Ministers have been told that once the withdrawal agreement with the EU is signed, the UK will never be able to escape the deal without breaking the law.
And Commons bosses have concluded the proposed "backstop" would stop Britain making trade deals around the world in a separate legal document.
Labour, the DUP and Brexit rebels have teamed up to try and force the Government to publish all the legal advice provided by Attorney General Geoffrey Cox.
Today a 50-page summary of his advice was released – laying out the true effect of Mrs May's deal.
One damning paragraph reads: "The agreement does not contain any provision on its termination.
"In the absence of such a provision, it is not possible under international law for a party to withdraw from the agreement unilaterally."
That means Britain can't ditch the withdrawal agreement without the EU's permission.
The advice is a blow for Brexiteers such as Michael Gove who want to sign up to the deal now but change the UK's position in future.
The document published today also suggests it will be almost impossible for Britain to quit the hated "Irish backstop".
Mrs May has promised an "independent review" which will allow the UK to end the backstop if trade talks with the EU break down.
But the legal advice claims Britain would have to show a "clear basis" of wrongdoing by Brussels in order to leave the arrangement – a much higher bar.
Politicians from all sides reacted with fury today and called for the Government to publish all the advice provided by Mr Cox.
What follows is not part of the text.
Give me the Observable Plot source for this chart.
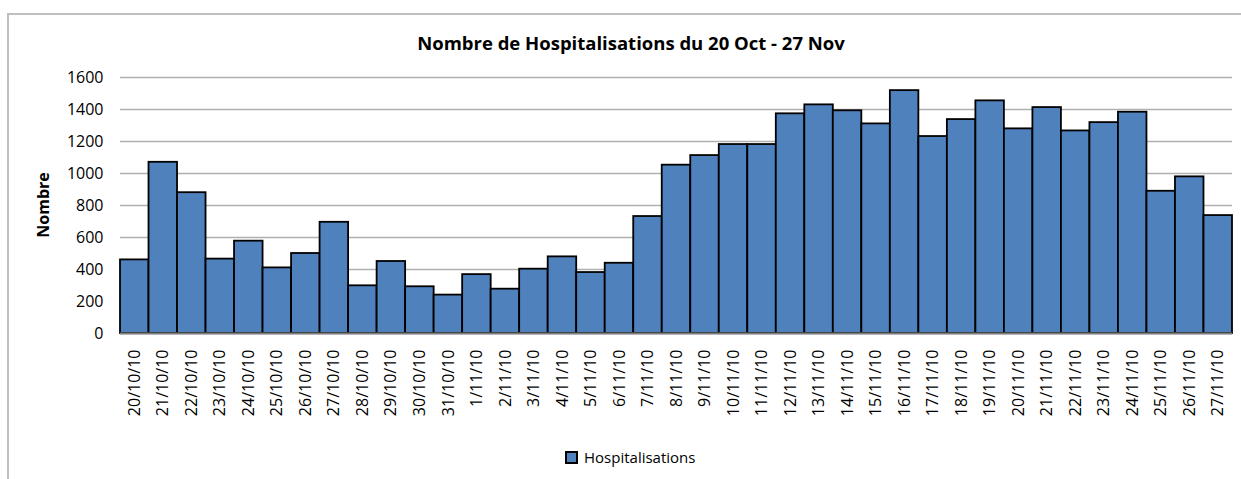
<!DOCTYPE html>
<html>
<head>
<meta charset="utf-8">
<script src="https://cdn.jsdelivr.net/npm/d3@7"></script>
<script src="https://cdn.jsdelivr.net/npm/@observablehq/plot@0.6"></script>
<style>
  body { margin: 0; background: #fff; }
  #wrap { position: relative; width: 1241px; height: 479px; overflow: hidden; font-family: "Open Sans", sans-serif; }
  #border { position: absolute; left: 7px; top: 13px; width: 1400px; height: 700px; border: 2px solid #bfbfbf; box-sizing: border-box; }
  #title { position: absolute; left: 0; width: 1262px; top: 30px; text-align: center; font-size: 18.5px; font-weight: bold; color: #000; line-height: 26px; }
  #ylabel { position: absolute; left: 43px; top: 205px; transform: translate(-50%, -50%) rotate(-90deg); font-size: 16px; font-weight: bold; color: #000; white-space: nowrap; }
  #chart { position: absolute; left: 0; top: 60px; }
  #legend { position: absolute; left: 565px; top: 447px; font-size: 15px; color: #000; display: flex; align-items: center; white-space: nowrap; }
  #legend .sw { width: 9px; height: 9px; background: #4F81BD; border: 2px solid #000; margin-right: 6px; }
</style>
</head>
<body>
<div id="wrap">
  <div id="border"></div>
  <div id="title">Nombre de Hospitalisations du 20 Oct - 27 Nov</div>
  <div id="ylabel">Nombre</div>
  <div id="chart"></div>
  <div id="legend"><span class="sw"></span><span>Hospitalisations</span></div>
</div>
<script>
const dates = [
  "20/10/10","21/10/10","22/10/10","23/10/10","24/10/10","25/10/10","26/10/10","27/10/10",
  "28/10/10","29/10/10","30/10/10","31/10/10","1/11/10","2/11/10","3/11/10","4/11/10",
  "5/11/10","6/11/10","7/11/10","8/11/10","9/11/10","10/11/10","11/11/10","12/11/10",
  "13/11/10","14/11/10","15/11/10","16/11/10","17/11/10","18/11/10","19/11/10","20/11/10",
  "21/11/10","22/11/10","23/11/10","24/11/10","25/11/10","26/11/10","27/11/10"
];
const hospitalisations = [
  460, 1070, 880, 465, 577, 410, 500, 695,
  298, 450, 292, 240, 368, 277, 402, 479,
  381, 439, 731, 1052, 1112, 1181, 1181, 1373,
  1429, 1392, 1310, 1518, 1231, 1337, 1454, 1279,
  1412, 1266, 1318, 1383, 889, 979, 737
];
const yTicks = [0, 200, 400, 600, 800, 1000, 1200, 1400, 1600];

const data = dates.map((d, i) => ({date: d, value: hospitalisations[i]}));

const chart = Plot.plot({
  width: 1241,
  height: 385,
  marginLeft: 120,
  marginRight: 9,
  marginTop: 17,
  marginBottom: 112,
  style: {fontFamily: "Open Sans, sans-serif", fontSize: "16px", color: "#000", background: "transparent"},
  x: {domain: dates, padding: 0, round: false, label: null},
  y: {domain: [0, 1600], label: null},
  marks: [
    Plot.gridY(yTicks, {stroke: "#b0b0b0", strokeOpacity: 1, strokeWidth: 1.5}),
    Plot.barY(data, {x: "date", y: "value", fill: "#4F81BD", stroke: "#000", strokeWidth: 1.8}),
    Plot.ruleY([0], {stroke: "#7f7f7f", strokeWidth: 2}),
    Plot.axisY({ticks: yTicks, tickFormat: d => String(d), tickSize: 0, tickPadding: 17, label: null, fontSize: 16}),
    Plot.axisX({tickSize: 0, tickPadding: 16, tickRotate: -90, label: null, fontSize: 16})
  ]
});
document.getElementById("chart").appendChild(chart);
</script>
</body>
</html>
Brexit-backing Tory Nadine Dorries blasted: "No MP with a shred of respect for the democratic process can support this deal."
Labour's Chris Bryant, a backer of the pro-EU People's Vote campaign, said: “The House of Commons was very clear that the full legal advice to the Cabinet should be supplied to Members of Parliament.
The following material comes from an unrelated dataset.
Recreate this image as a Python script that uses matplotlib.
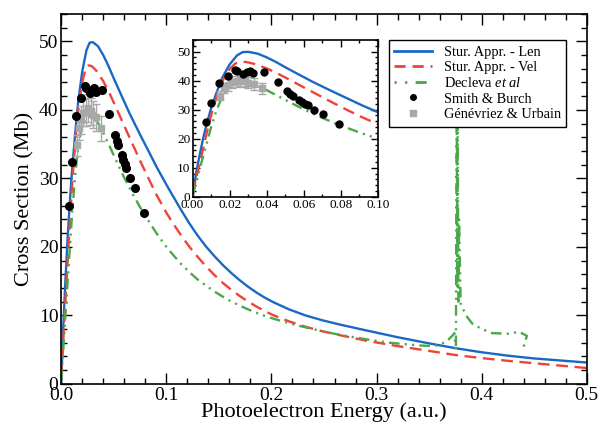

“The refusal of the Government to comply sends a very clear message about the Brexit deal – that it is bad for Britain, satisfies nobody and will weaken our economy and our voice in the world."
Mr Cox could be accused of contempt of Parliament if he refuses to carry out a U-turn and publish the rest of the official legal advice, believed to run to thousands of pages.
Last night a separate legal analysis by House of Commons experts warned that the backstop would tie Britain to the EU indefinitely.
It concluded that the mechanism "would be a practical barrier to the UK entering separate trade agreements on goods with third countries".
That would kill off the chances of a trade deal with countries such as the US for as long as the UK remained in the backstop.